### INFORMATION PROVIDED
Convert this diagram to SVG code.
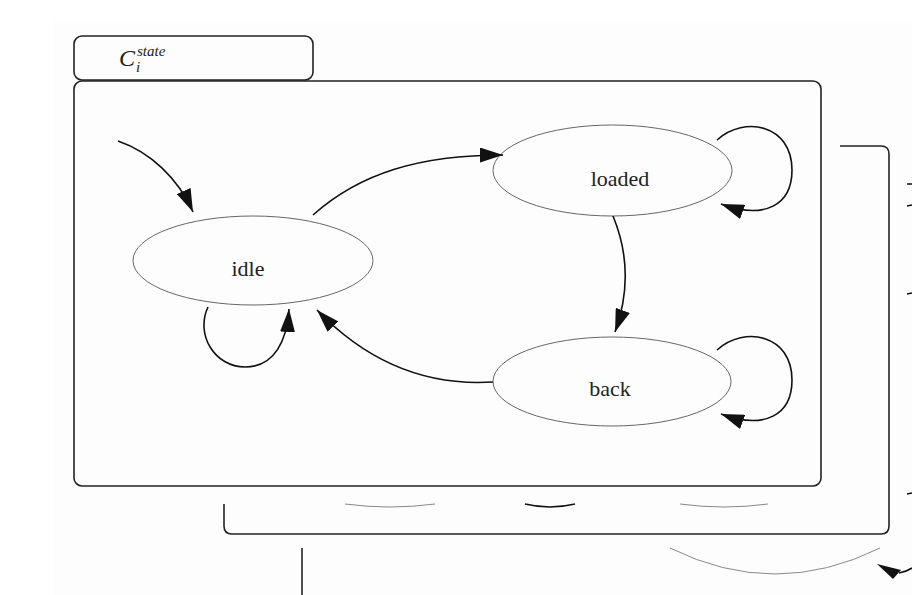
<svg xmlns="http://www.w3.org/2000/svg" width="912" height="595" viewBox="0 0 912 595">
<style>
.box{fill:none;stroke:#222;stroke-width:1.6}
.node{fill:none;stroke:#666;stroke-width:1}
.edge{fill:none;stroke:#111;stroke-width:1.6}
.frag{fill:none;stroke:#888;stroke-width:1}
.lbl{font-family:"Liberation Serif","Times New Roman",serif;font-size:22px;fill:#222;text-anchor:middle}
.math{font-family:"Liberation Serif","Times New Roman",serif;font-style:italic;fill:#222}
</style>
<defs>
<marker id="ah" viewBox="0 0 23 15" refX="23" refY="7.5" markerWidth="23" markerHeight="15" markerUnits="userSpaceOnUse" orient="auto">
<path d="M0,0 L23,7.5 L0,15 z" fill="#111"/>
</marker>
</defs>
<rect width="912" height="595" fill="#ffffff"/>
<rect x="53" y="22" width="859" height="573" fill="#fdfdfd"/>
<g id="background-layers">
<path class="box" d="M840,146 H881 Q889,146 889,154 V526 Q889,534 881,534 H232 Q224,534 224,526 V504"/>
<path class="frag" d="M345,504 Q390,510 435,504"/>
<path class="edge" d="M525,504 Q550,510 575,504"/>
<path class="frag" d="M680,504 Q724,510 768,504"/>
<path class="edge" d="M907,184 H912 M907,206 L912,205 M907,294 L912,293 M907,494 L912,493"/>
<path class="box" d="M302,548 V595"/>
<path class="frag" d="M670,548 Q775,600 880,548"/>
<path class="edge" d="M899,573 Q906,572 912,568"/>
<polygon points="877,564 901,570 893,579" fill="#111"/>
</g>
<g id="tab">
<rect class="box" x="74" y="36" width="239" height="44" rx="8"/>
<text class="math" x="119" y="66" font-size="24">C</text>
<text class="math" x="137" y="56" font-size="15">state</text>
<text class="math" x="136" y="72" font-size="15">i</text>
</g>
<g id="container">
<rect class="box" x="74" y="81" width="747" height="405" rx="8"/>
</g>
<g id="idle">
<ellipse class="node" cx="253" cy="260.5" rx="120" ry="44.5"/>
<text class="lbl" x="248" y="276">idle</text>
</g>
<g id="loaded">
<ellipse class="node" cx="612.5" cy="170.5" rx="119.5" ry="45.5"/>
<text class="lbl" x="620" y="186">loaded</text>
</g>
<g id="back">
<ellipse class="node" cx="612" cy="381.5" rx="119" ry="44.5"/>
<text class="lbl" x="610" y="396">back</text>
</g>
<g id="connectors">
<path class="edge" marker-end="url(#ah)" d="M118,141 C150,152 178,178 193,212"/>
<path class="edge" marker-end="url(#ah)" d="M313,215 C360,173 420,155 503,155"/>
<path class="edge" marker-end="url(#ah)" d="M717,140 C745,115 792,125 792,170 C792,205 765,220 721,204"/>
<path class="edge" marker-end="url(#ah)" d="M717,350 C745,325 792,335 792,380 C792,415 765,430 721,414"/>
<path class="edge" marker-end="url(#ah)" d="M613,216 C625,245 632,285 615,332"/>
<path class="edge" marker-end="url(#ah)" d="M493,382 C430,386 370,365 317,310"/>
<path class="edge" marker-end="url(#ah)" d="M208,307 C195,335 215,367 245,367 C275,367 287,340 289,309"/>
</g>
</svg>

### EXERCISE TASK
Except for the pictures, copy the material above exactly.

### THE RESPONSE
Convert this diagram to SVG code.
<svg xmlns="http://www.w3.org/2000/svg" width="912" height="595" viewBox="0 0 912 595">
<style>
.box{fill:none;stroke:#222;stroke-width:1.6}
.node{fill:none;stroke:#666;stroke-width:1}
.edge{fill:none;stroke:#111;stroke-width:1.6}
.frag{fill:none;stroke:#888;stroke-width:1}
.lbl{font-family:"Liberation Serif","Times New Roman",serif;font-size:22px;fill:#222;text-anchor:middle}
.math{font-family:"Liberation Serif","Times New Roman",serif;font-style:italic;fill:#222}
</style>
<defs>
<marker id="ah" viewBox="0 0 23 15" refX="23" refY="7.5" markerWidth="23" markerHeight="15" markerUnits="userSpaceOnUse" orient="auto">
<path d="M0,0 L23,7.5 L0,15 z" fill="#111"/>
</marker>
</defs>
<rect width="912" height="595" fill="#ffffff"/>
<rect x="53" y="22" width="859" height="573" fill="#fdfdfd"/>
<g id="background-layers">
<path class="box" d="M840,146 H881 Q889,146 889,154 V526 Q889,534 881,534 H232 Q224,534 224,526 V504"/>
<path class="frag" d="M345,504 Q390,510 435,504"/>
<path class="edge" d="M525,504 Q550,510 575,504"/>
<path class="frag" d="M680,504 Q724,510 768,504"/>
<path class="edge" d="M907,184 H912 M907,206 L912,205 M907,294 L912,293 M907,494 L912,493"/>
<path class="box" d="M302,548 V595"/>
<path class="frag" d="M670,548 Q775,600 880,548"/>
<path class="edge" d="M899,573 Q906,572 912,568"/>
<polygon points="877,564 901,570 893,579" fill="#111"/>
</g>
<g id="tab">
<rect class="box" x="74" y="36" width="239" height="44" rx="8"/>
<text class="math" x="119" y="66" font-size="24">C</text>
<text class="math" x="137" y="56" font-size="15">state</text>
<text class="math" x="136" y="72" font-size="15">i</text>
</g>
<g id="container">
<rect class="box" x="74" y="81" width="747" height="405" rx="8"/>
</g>
<g id="idle">
<ellipse class="node" cx="253" cy="260.5" rx="120" ry="44.5"/>
<text class="lbl" x="248" y="276">idle</text>
</g>
<g id="loaded">
<ellipse class="node" cx="612.5" cy="170.5" rx="119.5" ry="45.5"/>
<text class="lbl" x="620" y="186">loaded</text>
</g>
<g id="back">
<ellipse class="node" cx="612" cy="381.5" rx="119" ry="44.5"/>
<text class="lbl" x="610" y="396">back</text>
</g>
<g id="connectors">
<path class="edge" marker-end="url(#ah)" d="M118,141 C150,152 178,178 193,212"/>
<path class="edge" marker-end="url(#ah)" d="M313,215 C360,173 420,155 503,155"/>
<path class="edge" marker-end="url(#ah)" d="M717,140 C745,115 792,125 792,170 C792,205 765,220 721,204"/>
<path class="edge" marker-end="url(#ah)" d="M717,350 C745,325 792,335 792,380 C792,415 765,430 721,414"/>
<path class="edge" marker-end="url(#ah)" d="M613,216 C625,245 632,285 615,332"/>
<path class="edge" marker-end="url(#ah)" d="M493,382 C430,386 370,365 317,310"/>
<path class="edge" marker-end="url(#ah)" d="M208,307 C195,335 215,367 245,367 C275,367 287,340 289,309"/>
</g>
</svg>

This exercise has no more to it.